If you compare drag at 3000 m to drag at sea level, the same object moving at the same speed with the same shape and area will experience roughly one quarter less drag because the air is thinner. That difference can matter a great deal in racing, aviation, and trajectory calculations.

Dynamic Pressure and Why It Is Useful

Dynamic pressure is the term 0.5 × rho × v². It represents the kinetic energy per unit volume of the moving air stream and is measured in pascals. Once dynamic pressure is known, drag becomes:

F = q × Cd × A

where q is dynamic pressure. This is useful because it separates the effect of airflow from the effect of body shape and size. In practical terms, if speed increases, dynamic pressure rises rapidly, and the drag force rises right along with it.

Common Mistakes When Calculating Drag Force

  • Using the wrong area. The formula uses frontal projected area, not total surface area.
  • Confusing ground speed and airspeed. A headwind or tailwind changes the actual relative velocity through air.
  • Using a poor Cd estimate. Drag coefficient can vary a lot even between similar shapes.
  • Ignoring unit conversions. km/h, mph, cm², and ft² must be converted properly before calculation.
  • Assuming drag changes linearly with speed. It does not. It scales with the square of velocity.
  • Forgetting environmental conditions. Temperature and altitude change air density.

Applications of Drag Force Calculations

Automotive Engineering

In road vehicles, aerodynamic drag becomes one of the major resistive loads as speed rises. Highway fuel economy and electric vehicle range are closely tied to Cd and frontal area. Designers work to reduce turbulence, underbody losses, mirror wake, and wheel arch disturbance. A small reduction in drag can lead to meaningful improvements in energy consumption over the life of a vehicle.

Cycling and Sports Performance

Racing cyclists and speed skaters focus intensely on aerodynamics because air resistance can dominate at competition speeds. Rider posture, helmet shape, clothing texture, and wheel selection all influence drag. In many endurance events, a more aerodynamic position can save substantial power output for the same speed.

Aviation and Drones

Aircraft and UAV designers use drag calculations to estimate thrust requirements, climb capability, cruise efficiency, and battery endurance. Although complete aircraft drag analysis is more complex than a single Cd value, the basic equation still serves as a valuable first approximation and teaching tool.

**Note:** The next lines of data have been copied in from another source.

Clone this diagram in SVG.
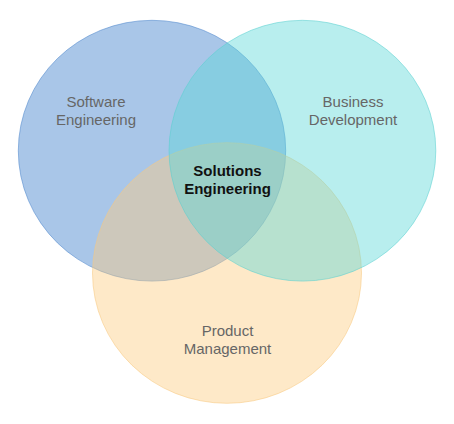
<svg xmlns="http://www.w3.org/2000/svg" width="454" height="424" viewBox="0 0 454 424">
<style>
.c{stroke-width:1;fill-opacity:0.43;stroke-opacity:0.55}
.lbl{font-family:"Liberation Sans",Arial,sans-serif;font-size:15px;fill:#666666;text-anchor:middle}
.ctr{font-family:"Liberation Sans",Arial,sans-serif;font-size:15px;font-weight:bold;fill:#111111;text-anchor:middle}
</style>
<rect width="454" height="424" fill="#ffffff"/>
<g id="software">
<ellipse class="c" cx="152" cy="150.7" rx="133.7" ry="130.4" fill="#377aca" stroke="#4f86cc"/>
</g>
<g id="product">
<ellipse class="c" cx="227" cy="273" rx="134.5" ry="130.3" fill="#fdcc80" stroke="#f8c880"/>
</g>
<g id="business">
<ellipse class="c" cx="302.4" cy="150.7" rx="133.4" ry="130.4" fill="#5ad8d8" stroke="#5ad0d0"/>
</g>
<g id="labels">
<text class="lbl" x="96" y="107">Software</text>
<text class="lbl" x="96" y="125">Engineering</text>
<text class="lbl" x="353" y="107">Business</text>
<text class="lbl" x="353" y="125">Development</text>
<text class="lbl" x="227.5" y="335.5">Product</text>
<text class="lbl" x="227.5" y="353.5">Management</text>
</g>
<g id="solutions">
<text class="ctr" x="227.5" y="176">Solutions</text>
<text class="ctr" x="227.5" y="194">Engineering</text>
</g>
<g id="connectors"></g>
</svg>
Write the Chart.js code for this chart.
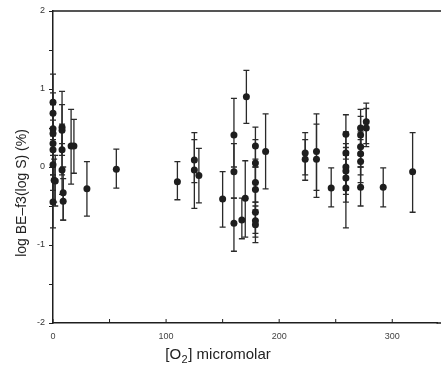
<!DOCTYPE html>
<html>
<head>
<meta charset="utf-8">
<script src="https://cdn.jsdelivr.net/npm/chart.js@4/dist/chart.umd.min.js"></script>
<style>
html,body{margin:0;padding:0;background:#fff;}
#wrap{width:441px;height:367px;}
</style>
</head>
<body>
<div id="wrap"><canvas id="c" width="441" height="367"></canvas></div>
<script>
// [O2] micromolar
const xs = [0,0,0,0,0,0,0,1,0,2,
  8,8,8,8,9,9,16,18.5,30,56,
  110,125,125,129,150,160,160,160,167,170,
  171,179,179,179,179,179,179,179,188,223,
  223,233,233,246,259,259,259,259,259,259,
  272,272,272,272,272,272,277,277,292,318];
// log BE - f3(log S) (%)
const ys = [0.83,0.69,0.49,0.43,0.30,0.22,0.03,-0.17,-0.45,-0.18,
  0.51,0.47,0.22,-0.04,-0.33,-0.44,0.27,0.27,-0.28,-0.03,
  -0.19,0.09,-0.04,-0.11,-0.41,0.41,-0.06,-0.72,-0.68,-0.40,
  0.90,0.27,0.05,-0.20,-0.29,-0.58,-0.69,-0.74,0.20,0.18,
  0.10,0.20,0.10,-0.27,0.42,0.18,0.00,-0.05,-0.14,-0.27,
  0.50,0.41,0.26,0.17,0.07,-0.26,0.58,0.50,-0.26,-0.06];
const errLow = [0.45,0.40,0.20,0.15,0.00,-0.10,-0.30,-0.45,-0.78,-0.50,
  0.20,0.15,-0.10,-0.35,-0.68,-0.68,-0.22,-0.08,-0.63,-0.27,
  -0.42,-0.20,-0.53,-0.46,-0.77,0.00,-0.40,-1.08,-0.92,-0.90,
  0.56,0.00,-0.20,-0.45,-0.55,-0.85,-0.90,-0.97,-0.28,-0.10,
  -0.17,-0.30,-0.39,-0.51,0.10,-0.12,-0.30,-0.35,-0.45,-0.78,
  0.25,0.15,0.00,-0.10,-0.20,-0.50,0.30,0.26,-0.51,-0.58];
const errHigh = [1.19,0.95,0.80,0.70,0.60,0.50,0.35,0.10,-0.10,0.15,
  0.97,0.80,0.55,0.30,0.00,-0.15,0.74,0.61,0.07,0.23,
  0.07,0.44,0.35,0.24,-0.06,0.88,0.30,-0.40,-0.40,0.08,
  1.24,0.51,0.35,0.10,0.00,-0.30,-0.45,-0.50,0.68,0.44,
  0.35,0.68,0.55,-0.01,0.67,0.45,0.30,0.25,0.15,-0.05,
  0.74,0.65,0.50,0.45,0.35,0.00,0.82,0.75,-0.01,0.44];
const xTickLabels = [0,100,200,300];
const yTickLabels = [-2,-1,0,1,2];

const points = xs.map((x,i)=>({x:x,y:ys[i]}));
const INK = '#1e1e1e';

const errorBars = {
  id:'errorBars',
  beforeDatasetsDraw(chart){
    const {ctx, scales:{x, y}} = chart;
    ctx.save();
    ctx.strokeStyle = '#2a2a2a';
    ctx.lineWidth = 1.3;
    for(let i=0;i<xs.length;i++){
      const px = x.getPixelForValue(xs[i]);
      const y1 = y.getPixelForValue(errLow[i]);
      const y2 = y.getPixelForValue(errHigh[i]);
      ctx.beginPath();
      ctx.moveTo(px,y1); ctx.lineTo(px,y2);
      ctx.moveTo(px-3,y1); ctx.lineTo(px+3,y1);
      ctx.moveTo(px-3,y2); ctx.lineTo(px+3,y2);
      ctx.stroke();
    }
    ctx.restore();
  }
};

const frame = {
  id:'frame',
  afterDraw(chart){
    const {ctx, chartArea:a, scales:{x}} = chart;
    ctx.save();
    ctx.strokeStyle = INK;
    ctx.lineWidth = 1.5;
    ctx.beginPath();
    ctx.moveTo(a.left, a.top); ctx.lineTo(chart.width, a.top);
    ctx.moveTo(a.right - 1, a.bottom); ctx.lineTo(chart.width, a.bottom);
    ctx.stroke();
    // inward x ticks
    ctx.lineWidth = 1;
    ctx.beginPath();
    x.ticks.forEach(t=>{
      if (t.value % 50 !== 0) return;
      const px = x.getPixelForValue(t.value);
      ctx.moveTo(px, a.bottom); ctx.lineTo(px, a.bottom-4);
    });
    ctx.stroke();
    // y axis title
    ctx.fillStyle = '#222';
    ctx.font = '14px "Liberation Sans", Arial, sans-serif';
    ctx.textAlign = 'center';
    ctx.textBaseline = 'middle';
    ctx.translate(22, 193);
    ctx.rotate(-Math.PI/2);
    ctx.fillText('log BE\u2013f3(log S) (%)', 0, 0);
    ctx.restore();
    // x axis title with subscript
    ctx.save();
    ctx.fillStyle = '#222';
    ctx.textBaseline = 'alphabetic';
    ctx.textAlign = 'left';
    const f1 = '15px "Liberation Sans", Arial, sans-serif';
    const f2 = '11px "Liberation Sans", Arial, sans-serif';
    ctx.font = f1;
    const w1 = ctx.measureText('[O').width;
    const w3 = ctx.measureText('] micromolar').width;
    ctx.font = f2;
    const w2 = ctx.measureText('2').width + 1;
    const total = w1 + w2 + w3;
    let sx = 218 - total/2;
    const base = 359;
    ctx.font = f1; ctx.fillText('[O', sx, base);
    ctx.font = f2; ctx.fillText('2', sx + w1 + 0.5, base + 4);
    ctx.font = f1; ctx.fillText('] micromolar', sx + w1 + w2, base);
    ctx.restore();
  }
};

new Chart(document.getElementById('c'), {
  type:'scatter',
  data:{datasets:[{
    data: points,
    backgroundColor: INK,
    borderColor: INK,
    pointRadius: 3.5,
    pointHoverRadius: 3.5,
    borderWidth: 0,
    clip: false
  }]},
  options:{
    responsive:false,
    animation:false,
    events:[],
    layout:{padding:{top:11, right:-8, left:0, bottom:0}},
    plugins:{legend:{display:false}, tooltip:{enabled:false}},
    scales:{
      x:{
        type:'linear', min:0, max:340,
        afterFit(s){ s.height = 44; s.paddingRight = 0; s.paddingLeft = 0; },
        border:{display:true, color:INK, width:1.5},
        grid:{display:true, drawOnChartArea:false, drawTicks:false, color:INK},
        ticks:{
          stepSize:50, autoSkip:false, maxRotation:0, padding:8,
          color:'#444', font:{size:9, family:'"Liberation Sans", Arial, sans-serif'},
          callback:(v)=> xTickLabels.includes(v) ? String(v) : ''
        }
      },
      y:{
        type:'linear', min:-2, max:2,
        afterFit(s){ s.width = 53; },
        border:{display:true, color:INK, width:1.5},
        grid:{display:true, drawOnChartArea:false, drawTicks:true, tickLength:4, color:INK},
        ticks:{
          stepSize:0.5, autoSkip:false, padding:4,
          color:'#333', font:{size:9, family:'"Liberation Sans", Arial, sans-serif'},
          callback:(v)=> yTickLabels.includes(v) ? String(v) : ''
        }
      }
    }
  },
  plugins:[errorBars, frame]
});
</script>
</body>
</html>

Ballistics and Projectile Motion

Bullets, baseballs, soccer balls, and thrown objects all experience drag. The force changes trajectory, reduces speed, and affects stability. More advanced models may include changing drag coefficients with Mach number or spin, but the standard drag force equation remains foundational.

How to Improve Accuracy

  1. Use measured frontal area instead of rough visual estimates.
  2. Obtain Cd from validated experiments, manufacturer data, or trusted technical references.
  3. Adjust air density for the actual altitude and temperature of your scenario.
  4. Use relative airspeed rather than only vehicle speed over the ground.
  5. Recognize that highly turbulent, rotating, or compressible flow may need more advanced analysis.

Authoritative References for Aerodynamic Data

If you want deeper technical guidance, these sources are excellent starting points:

Final Takeaway

Calculating drag force in air becomes straightforward once you understand the relationship between air density, velocity, drag coefficient, and frontal area. The key idea is that drag rises quickly with speed because of the squared velocity term. That is why aerodynamics matters a little at low speeds and a lot at high speeds. Use the calculator on this page to estimate drag, compare scenarios, and visualize how the force changes as speed increases. For educational use, conceptual design, and practical estimation, the drag equation is one of the most important tools in applied mechanics and fluid dynamics.